I use Spark 2.4.3 and want to do structured streaming with data from a Kafka source. The following code works so far:
from pyspark.sql import SparkSession
from ast import literal_eval
spark = SparkSession.builder \
.appName("streamer") \
.getOrCreate()
# Create DataFrame representing the stream
dsraw = spark.readStream \
.format("kafka") \
.option("kafka.bootstrap.servers", "localhost:9092") \
.option("subscribe", "test") \
.option("startingOffsets", """{"test":{"0":2707422}}""") \
.load()
# Convert Kafka stream to something readable
ds = dsraw.selectExpr("CAST(value AS STRING)")

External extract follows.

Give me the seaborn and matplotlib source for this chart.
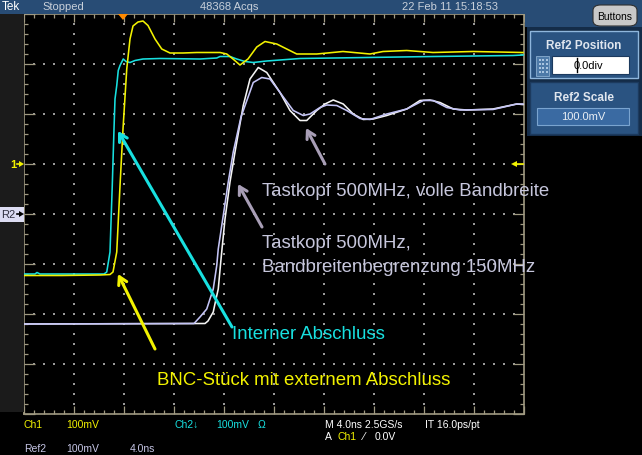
import numpy as np
import pandas as pd
import matplotlib
matplotlib.use("Agg")
import matplotlib.pyplot as plt
from matplotlib.patches import Rectangle, FancyBboxPatch, Polygon
from matplotlib.ticker import MultipleLocator
import seaborn as sns

# ---------------- data (time in ns, screen voltage in mV, 100 mV/div) -------------
t_ch1 = [-8.0, -5.0, -1.92, -1.12, -0.88, -0.58, -0.32, -0.08, 0.22, 0.48, 0.72, 1.12,
         1.52, 1.92, 2.48, 3.02, 3.68, 4.72, 5.82, 7.68, 8.22, 8.72, 9.28, 9.92, 10.62,
         11.28, 12.22, 13.02, 13.82, 15.42, 17.52, 19.68, 20.72, 22.62, 24.72, 27.92, 31.92]
v_ch1 = [-123, -123, -122, -121, -116, -76, 56, 170, 290, 350, 376, 384,
         386, 377, 350, 330, 322, 322, 323, 323, 320, 310, 298, 310, 334,
         345, 340, 330, 320, 320, 325, 320, 325, 327, 323, 325, 323]

t_ch2 = [-8.0, -7.12, -6.96, -6.72, -1.6, -1.38, -1.12, -0.94, -0.8, -0.72, -0.58, -0.46,
         -0.32, -0.06, 0.16, 0.48, 0.88, 1.52, 2.88, 6.08, 7.42, 7.68, 8.48, 9.02, 9.68,
         10.34, 11.42, 14.08, 19.42, 24.72, 31.12, 31.92]
v_ch2 = [-120, -120, -117, -120, -120, -116, -76, 56, 170, 230, 257, 287,
         297, 310, 305, 303, 307, 310, 311, 310, 312, 315, 315, 310, 305,
         303, 306, 311, 313, 315, 317, 318]

t_full = [-8.0, 6.48, 6.72, 7.14, 7.36, 7.54, 7.74, 7.84, 8.08, 8.48, 8.88, 9.54, 10.08,
          10.74, 11.42, 12.48, 13.28, 14.08, 14.62, 15.42, 16.08, 16.74, 17.54, 18.34,
          19.14, 19.94, 21.02, 22.62, 23.68, 24.48, 25.28, 26.34, 27.42, 29.52, 31.42, 31.92]
v_full = [-220, -219, -214, -196, -170, -150, -96, -70, -10, 64, 124, 217, 270,
          293, 283, 243, 207, 187, 187, 207, 220, 228, 220, 200,
          189, 190, 197, 210, 227, 228, 223, 210, 208, 210, 220, 219]

t_bw150 = [-8.0, 5.6, 6.08, 6.62, 7.14, 7.42, 7.54, 7.9, 8.34, 8.74, 9.36, 10.34, 11.02,
           11.68, 12.48, 13.54, 14.34, 14.88, 15.68, 16.22, 17.02, 17.82, 18.88, 19.68,
           21.02, 22.62, 23.94, 24.74, 25.82, 26.88, 29.52, 31.42, 31.92]
v_bw150 = [-220, -219, -206, -190, -150, -103, -70, -10, 64, 124, 194, 263, 273,
           270, 243, 207, 197, 200, 213, 218, 217, 207, 191, 189,
           200, 210, 227, 227, 213, 208, 209, 220, 220]

# ---------------- figure -------------------------------------------------------------
W, H = 642, 456
fig = plt.figure(figsize=(W / 100, H / 100), dpi=100, facecolor="black")


def P(x, y):
    return (x / W, 1 - y / H)


def rect(x0, y0, x1, y1, **kw):
    r = Rectangle(P(x0, y1), (x1 - x0) / W, (y1 - y0) / H, transform=fig.transFigure, **kw)
    fig.patches.append(r)
    return r


def ftext(x, y, s, **kw):
    kw.setdefault("va", "center")
    kw.setdefault("ha", "left")
    return fig.text(*P(x, y), s, **kw)


def poly(pts, **kw):
    p = Polygon([P(*q) for q in pts], closed=True, transform=fig.transFigure, **kw)
    fig.patches.append(p)


BLUE = "#284c75"
TAN = "#a09a82"

# backgrounds
rect(0, 0, W, 15, facecolor=BLUE, edgecolor="none")
rect(525, 0, W, 28, facecolor=BLUE, edgecolor="none")
rect(0, 15, 24, 413, facecolor="#1b1b1b", edgecolor="none")

# ---------------- graticule axis -----------------------------------------------------
ax = fig.add_axes([24 / W, 1 - 415 / H, 500 / W, 400 / H])
ax.set_facecolor("black")
ax.set_xlim(-8, 32)
ax.set_ylim(-400, 400)
for s in ax.spines.values():
    s.set_color(TAN)
    s.set_linewidth(1.2)
ax.xaxis.set_major_locator(MultipleLocator(4))
ax.xaxis.set_minor_locator(MultipleLocator(0.8))
ax.yaxis.set_major_locator(MultipleLocator(100))
ax.yaxis.set_minor_locator(MultipleLocator(20))
ax.tick_params(which="both", direction="in", top=True, right=True, bottom=True, left=True,
               labelbottom=False, labelleft=False, color=TAN, width=0.9)
ax.tick_params(axis="x", which="major", length=5.8)
ax.tick_params(axis="y", which="major", length=8.0)
ax.tick_params(which="minor", length=2.6)

# dotted grid
gx = np.arange(-4, 29, 4)
gy = np.arange(-300, 301, 100)
dx = np.arange(-8 + 0.8, 32 - 0.4, 0.8)
dy = np.arange(-380, 381, 20)
px_, py_ = [], []
for yv in gy:
    px_ += list(dx)
    py_ += [yv] * len(dx)
for xv in gx:
    px_ += [xv] * len(dy)
    py_ += list(dy)
ax.scatter(px_, py_, s=0.7, marker="s", color="#9a9a9a", linewidths=0, zorder=1)

# traces
df = pd.concat([
    pd.DataFrame({"t": t_full, "v": v_full, "trace": "full"}),
    pd.DataFrame({"t": t_bw150, "v": v_bw150, "trace": "bw150"}),
    pd.DataFrame({"t": t_ch2, "v": v_ch2, "trace": "ch2"}),
    pd.DataFrame({"t": t_ch1, "v": v_ch1, "trace": "ch1"}),
], ignore_index=True)
pal = {"full": "#f4f4f4", "bw150": "#c4c4f6", "ch2": "#18e0e0", "ch1": "#f2f200"}
for name in ["full", "bw150", "ch2", "ch1"]:
    sns.lineplot(data=df[df.trace == name], x="t", y="v", color=pal[name], sort=False,
                 estimator=None, legend=False, lw=1.15, ax=ax, zorder=3)
ax.set_xlabel("")
ax.set_ylabel("")


def px2d(x, y):
    return ((x - 124) * 0.08, (215 - y) * 2)


def arrow(tail, head, color, lw):
    ax.annotate("", xy=px2d(*head), xytext=px2d(*tail), annotation_clip=False,
                arrowprops=dict(arrowstyle="->,head_length=0.55,head_width=0.32",
                                color=color, lw=lw, shrinkA=0, shrinkB=0), zorder=5)


arrow((232, 328), (118, 132), "#18e0e0", 2.2)
arrow((155, 350), (118, 275), "#f2f200", 2.2)
arrow((262, 228), (238, 185), "#a89eb6", 2.2)
arrow((325, 165), (306, 129), "#a89eb6", 2.2)

# annotation texts
AF = "Liberation Sans"
AS = 13.4
ftext(232, 335, "Interner Abschluss", color="#18e0e0", fontsize=AS, family=AF)
ftext(157, 381, "BNC-Stück mit externem Abschluss", color="#f2f200", fontsize=AS, family=AF)
ftext(262, 191, "Tastkopf 500MHz, volle Bandbreite", color="#c6c6dc", fontsize=AS, family=AF)
ftext(262, 243, "Tastkopf 500MHz,", color="#c6c6dc", fontsize=AS, family=AF)
ftext(262, 268, "Bandbreitenbegrenzung 150MHz", color="#c6c6dc", fontsize=AS, family=AF)

# ---------------- status bar text ---------------------------------------------------
SF = "Liberation Sans"
ftext(2, 7.5, "Tek", color="white", fontsize=8.5, family=SF)
ftext(42, 7.5, "Stopped", color="#c8d0da", fontsize=8, family=SF)
ftext(200, 7.5, "48368 Acqs", color="#c8d0da", fontsize=8, family=SF)
ftext(402, 7.5, "22 Feb 11 15:18:53", color="#c8d0da", fontsize=8, family=SF)

bt = FancyBboxPatch(P(593, 27), 44 / W, 21 / H, boxstyle="round,pad=0,rounding_size=0.012",
                    transform=fig.transFigure, facecolor="#c8c8c8", edgecolor="#303030", lw=0.8)
fig.patches.append(bt)
ftext(615, 16.5, "Buttons", color="black", fontsize=7.5, family=SF, ha="center")

# trigger marker
poly([(118, 15), (128, 15), (123, 21)], facecolor="#ff8a00", edgecolor="none")

# ---------------- right panel --------------------------------------------------------
rect(527, 28, W, 137, facecolor="#142c48", edgecolor="none")
rect(530, 32, 638, 79, facecolor="#2a5381", edgecolor="#8fb6dc", lw=1)
rect(530, 83, 638, 135, facecolor="#2a5381", edgecolor="#1c3a5e", lw=1)
ftext(584, 46, "Ref2 Position", color="#e0e6ee", fontsize=8.5, family=SF,
      weight="bold", ha="center")
rect(536, 57, 549, 77, facecolor="#4d7aa8", edgecolor="#8aaed0", lw=0.6)
for ix in range(3):
    for iy in range(4):
        rect(538.5 + ix * 3.5, 60 + iy * 4, 540.5 + ix * 3.5, 62 + iy * 4,
             facecolor="#a8c4e0", edgecolor="none")
rect(552, 57, 629, 75, facecolor="white", edgecolor="#1c3a5e", lw=0.8)
ftext(588, 66, "0.0div", color="black", fontsize=8, family=SF, ha="center")
fig.lines.append(plt.Line2D([577 / W, 577 / W], [1 - 59 / H, 1 - 73 / H],
                            transform=fig.transFigure, color="black", lw=1))
ftext(584, 98, "Ref2 Scale", color="#e0e6ee", fontsize=8.5, family=SF,
      weight="bold", ha="center")
rect(537, 109, 629, 126, facecolor="#3a6aa2", edgecolor="#7aa4d0", lw=0.8)
ftext(583, 117.5, "100.0mV", color="#e8eef4", fontsize=8, family=SF, ha="center")

# ---------------- left markers -------------------------------------------------------
ftext(10, 165, "1", color="#f2f200", fontsize=8, family=SF, weight="bold")
fig.lines.append(plt.Line2D([17 / W, 21 / W], [1 - 165 / H] * 2, transform=fig.transFigure,
                            color="#f2f200", lw=1.2))
poly([(19, 162), (24, 165), (19, 168)], facecolor="#f2f200", edgecolor="none")
rect(0, 208, 24, 223, facecolor="#dcdcf2", edgecolor="none")
ftext(1, 215.5, "R2", color="#303040", fontsize=8, family=SF)
fig.lines.append(plt.Line2D([17 / W, 21 / W], [1 - 215 / H] * 2, transform=fig.transFigure,
                            color="black", lw=1.2))
poly([(19, 212), (24, 215), (19, 218)], facecolor="black", edgecolor="none")
# right trigger-level marker
fig.lines.append(plt.Line2D([515 / W, 523 / W], [1 - 165 / H] * 2, transform=fig.transFigure,
                            color="#f2f200", lw=1.2))
poly([(517, 162), (511, 165), (517, 168)], facecolor="#f2f200", edgecolor="none")

# ---------------- bottom readouts ----------------------------------------------------
BF = "Liberation Sans"
fs = 7.5
ftext(24, 425, "Ch1", color="#f2f200", fontsize=fs, family=BF)
ftext(66, 425, "100mV", color="#f2f200", fontsize=fs, family=BF)
ftext(175, 425, "Ch2\u2193", color="#18e0e0", fontsize=fs, family=BF)
ftext(216, 425, "100mV", color="#18e0e0", fontsize=fs, family=BF)
ftext(258, 425, "\u03a9", color="#18e0e0", fontsize=fs, family=BF)
ftext(24, 449, "Ref2", color="#c6c6e6", fontsize=fs, family=BF)
ftext(66, 449, "100mV", color="#c6c6e6", fontsize=fs, family=BF)
ftext(130, 449, "4.0ns", color="#c6c6e6", fontsize=fs, family=BF)
ftext(325, 425, "M 4.0ns 2.5GS/s", color="white", fontsize=fs, family=BF)
ftext(425, 425, "IT 16.0ps/pt", color="white", fontsize=fs, family=BF)
ftext(325, 437, "A", color="white", fontsize=fs, family=BF)
ftext(337, 437, "Ch1", color="#f2f200", fontsize=fs, family=BF)
ftext(363, 437, "\u2044", color="white", fontsize=fs, family="DejaVu Sans")
ftext(375, 437, "0.0V", color="white", fontsize=fs, family=BF)

fig.savefig("out.png", dpi=100, facecolor="black")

# Do query on the raw data
rawQuery = dsraw \
.writeStream \
.queryName("qraw") \
.format("memory") \
.start()
raw = spark.sql("select * from qraw")
# Do query on the converted data
dsQuery = ds \
.writeStream \
.queryName("qds") \
.format("memory") \
.start()
sdf = spark.sql("select * from qds")
# I have to access raw otherwise I get errors...
raw.select("value").show()
sdf.show()
# Make the json stuff accessable
sdf2 = sdf.rdd.map(lambda val: literal_eval(val['value']))
print(sdf2.first())
But I really wonder if the convertion in the next to last line is the most useful/fastest one. Do you have other ideas? Can I stay with (Spark) dataframes instead of the RDD?
The output of the script is
+--------------------+
| value|
+--------------------+
|{
"Signal": "[...|
|{
"Signal": "[...|
+--------------------+
only showing top 20 rows
{'Signal': '[1234]', 'Value': 0.0, 'Timestamp': '2019-08-27T13:51:43.7146327Z'}